Cet accord, en négociation depuis près de 25 ans, et destiné à intensifier et à libéraliser les échanges de biens et de services entre les États membres de l’UE et l’Argentine, le Brésil, le Paraguay, l’Uruguay et la Bolivie, laisse en effet redouter aux agriculteurs l’arrivée de produits venus d’Amérique latine, au premier rang desquels la viande, qui ne seraient pas soumis aux normes sanitaires strictes de l’Union Européenne et qui constitueraient donc une concurrence déloyale. Finalisée depuis 2019, la version actuelle de ce traité UE-Mercosur n’est toujours pas appliquée faute de signature par les États membres de l’UE. Il faut dire que certains d’entre eux, dont la France, se montrent fermement opposés à cet accord. Mais l’Allemagne et l’Espagne poussent pour leur part à avancer sur ce dossier, et la ratification serait donc désormais imminente. Ce qui a cristallisé la colère des agriculteurs.
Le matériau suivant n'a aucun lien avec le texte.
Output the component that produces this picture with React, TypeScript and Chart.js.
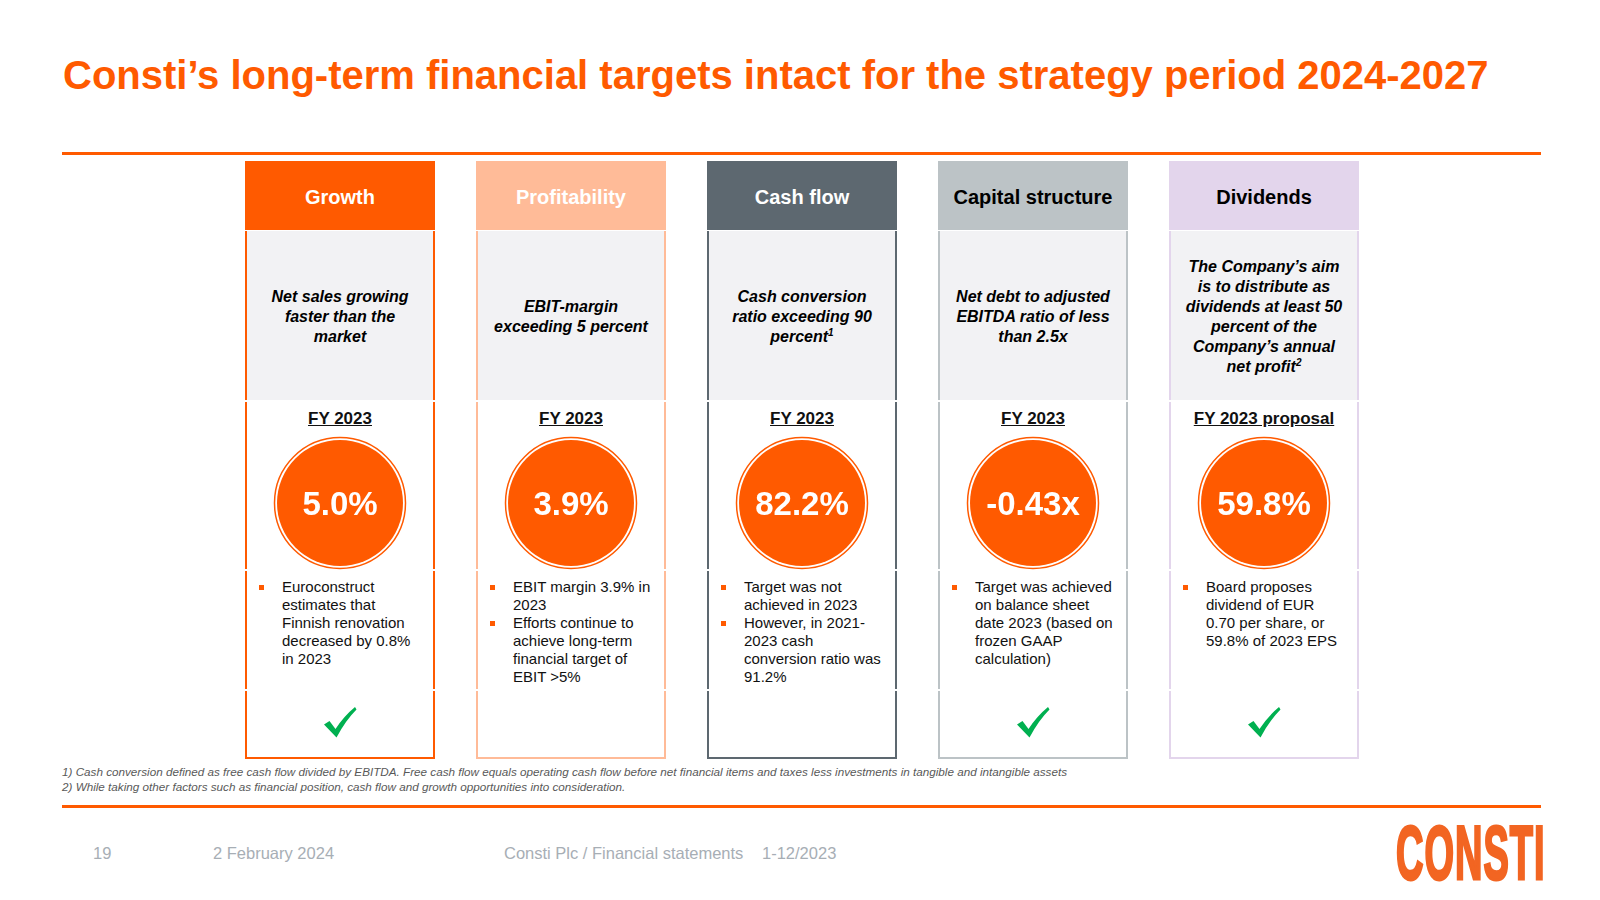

En Corse, la Coordination Rurale rappelle d’ailleurs que la profession tente de dénoncer ce traité depuis déjà plusieurs années. Sans succès. « Aujourd’hui, on s’aperçoit que le Gouvernement essaye de faire marche arrière. Mais je pense que c’est juste une excuse pour ne pas que les agriculteurs ne se mobilisent plus », estime Cyril Caria, le président de la Coordination Rurale Corse. « Avec cet accord, il y aurait une concurrence des tarifs complètement déloyale alors qu’aujourd’hui nous n’arrivons déjà pas à nous implanter sur notre marché local par rapport à la concurrence déloyale qui découle des aides sur le transport de matières premières », souligne-t-il par ailleurs. 
 
De son côté, la FDSEA s’inquiète pour sa part de « l’état d’esprit » que représente cet accord UE-Mercosur. Outre l’impact que celui-ci pourrait représenter pour les éleveurs mais aussi les apiculteurs, Joseph Colombani fustige en effet sa philosophie. « Cet accord dit que l’Europe est fortement inspirée par un développement urbain et industriel et voit les campagnes comme une zone de loisirs ou de détente. La ruralité perd son potentiel productif et à cause de cela les gens qui y vivent perdent leur dignité, parce qu’ils deviennent des sortes d’assistés qui ont le sentiment d’être déclassés dans la population européenne », explique le président de la FDSEA 2B. « Avec l’accord UE-Mercosur, l’Europe s’engagerait dans cette voie urbaine avec la destruction d’une économie productive rurale. Pour la Corse, alors que nous sommes en retard de production, cela condamnerait l’espoir d’une souveraineté et d’une autonomie alimentaire, d’avoir une fonction productive spécifique pour la ruralité. C’est quelque chose que nous dénonçons », ajoute-t-il. 
 
À l’instar de ce qui se passe sur le continent, afin de montrer leur désapprobation, les deux syndicats organiseront des mobilisations en Corse dans les prochains jours. La FDSEA et les Jeunes Agriculteurs, manifesteront ainsi notamment ce vendredi à 10 heures devant les préfectures de Haute-Corse et de Corse-du-Sud pour dénoncer cet accord UE- Mercosur, mais aussi la réglementation européenne sur les contrôles, « et en particulier tels que l’État français les met en œuvre en Corse », indique Joseph Colombani en visant notamment l’identification. « Dans toute l’Union Européenne, il n’y a qu’en Corse qu’on demande une double identification pour bénéficier des aides de la Politique Agricole Commune : c’est le fameux bolus. Pour nous c’est abusif, cela coûte cher et c’est absolument inefficace pour ne pas dire inutile. C’est la démonstration d’une surenchère dans le contrôle et dans l’application de la réglementation européenne », pointe-t-il.